(STATED TASK): Copy out each line exactly; pictures stay out of the copy.

## begin

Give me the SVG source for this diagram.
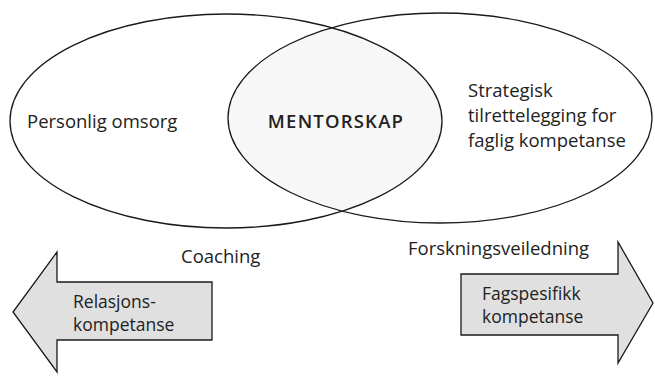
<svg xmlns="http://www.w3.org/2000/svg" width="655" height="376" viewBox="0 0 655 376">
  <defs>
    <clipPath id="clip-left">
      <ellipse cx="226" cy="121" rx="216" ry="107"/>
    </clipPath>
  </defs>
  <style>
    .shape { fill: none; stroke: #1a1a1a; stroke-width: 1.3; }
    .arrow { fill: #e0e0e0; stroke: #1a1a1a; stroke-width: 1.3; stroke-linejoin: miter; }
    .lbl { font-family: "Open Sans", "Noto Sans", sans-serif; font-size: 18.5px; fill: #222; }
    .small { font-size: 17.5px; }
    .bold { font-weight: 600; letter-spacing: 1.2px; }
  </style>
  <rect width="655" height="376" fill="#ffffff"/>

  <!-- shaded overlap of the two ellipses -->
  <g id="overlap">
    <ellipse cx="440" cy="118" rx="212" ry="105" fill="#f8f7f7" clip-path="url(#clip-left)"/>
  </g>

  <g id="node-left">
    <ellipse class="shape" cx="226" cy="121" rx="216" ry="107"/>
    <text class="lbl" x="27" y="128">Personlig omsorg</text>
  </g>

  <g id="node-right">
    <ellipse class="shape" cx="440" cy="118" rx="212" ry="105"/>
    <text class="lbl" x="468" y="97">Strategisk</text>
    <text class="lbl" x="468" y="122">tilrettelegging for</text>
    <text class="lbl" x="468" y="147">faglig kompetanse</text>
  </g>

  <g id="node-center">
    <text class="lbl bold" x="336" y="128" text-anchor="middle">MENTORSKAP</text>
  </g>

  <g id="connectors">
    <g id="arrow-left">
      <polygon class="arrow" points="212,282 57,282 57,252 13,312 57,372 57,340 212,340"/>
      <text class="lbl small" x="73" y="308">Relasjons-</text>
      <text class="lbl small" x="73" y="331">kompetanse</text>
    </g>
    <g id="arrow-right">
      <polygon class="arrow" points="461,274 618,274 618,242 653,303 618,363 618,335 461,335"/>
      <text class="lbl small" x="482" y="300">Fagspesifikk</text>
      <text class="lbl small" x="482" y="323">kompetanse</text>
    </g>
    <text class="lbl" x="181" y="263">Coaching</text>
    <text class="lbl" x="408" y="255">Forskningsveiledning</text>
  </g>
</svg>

## end

(FINISHED ANSWER):
Give me the SVG source for this diagram.
<svg xmlns="http://www.w3.org/2000/svg" width="655" height="376" viewBox="0 0 655 376">
  <defs>
    <clipPath id="clip-left">
      <ellipse cx="226" cy="121" rx="216" ry="107"/>
    </clipPath>
  </defs>
  <style>
    .shape { fill: none; stroke: #1a1a1a; stroke-width: 1.3; }
    .arrow { fill: #e0e0e0; stroke: #1a1a1a; stroke-width: 1.3; stroke-linejoin: miter; }
    .lbl { font-family: "Open Sans", "Noto Sans", sans-serif; font-size: 18.5px; fill: #222; }
    .small { font-size: 17.5px; }
    .bold { font-weight: 600; letter-spacing: 1.2px; }
  </style>
  <rect width="655" height="376" fill="#ffffff"/>

  <!-- shaded overlap of the two ellipses -->
  <g id="overlap">
    <ellipse cx="440" cy="118" rx="212" ry="105" fill="#f8f7f7" clip-path="url(#clip-left)"/>
  </g>

  <g id="node-left">
    <ellipse class="shape" cx="226" cy="121" rx="216" ry="107"/>
    <text class="lbl" x="27" y="128">Personlig omsorg</text>
  </g>

  <g id="node-right">
    <ellipse class="shape" cx="440" cy="118" rx="212" ry="105"/>
    <text class="lbl" x="468" y="97">Strategisk</text>
    <text class="lbl" x="468" y="122">tilrettelegging for</text>
    <text class="lbl" x="468" y="147">faglig kompetanse</text>
  </g>

  <g id="node-center">
    <text class="lbl bold" x="336" y="128" text-anchor="middle">MENTORSKAP</text>
  </g>

  <g id="connectors">
    <g id="arrow-left">
      <polygon class="arrow" points="212,282 57,282 57,252 13,312 57,372 57,340 212,340"/>
      <text class="lbl small" x="73" y="308">Relasjons-</text>
      <text class="lbl small" x="73" y="331">kompetanse</text>
    </g>
    <g id="arrow-right">
      <polygon class="arrow" points="461,274 618,274 618,242 653,303 618,363 618,335 461,335"/>
      <text class="lbl small" x="482" y="300">Fagspesifikk</text>
      <text class="lbl small" x="482" y="323">kompetanse</text>
    </g>
    <text class="lbl" x="181" y="263">Coaching</text>
    <text class="lbl" x="408" y="255">Forskningsveiledning</text>
  </g>
</svg>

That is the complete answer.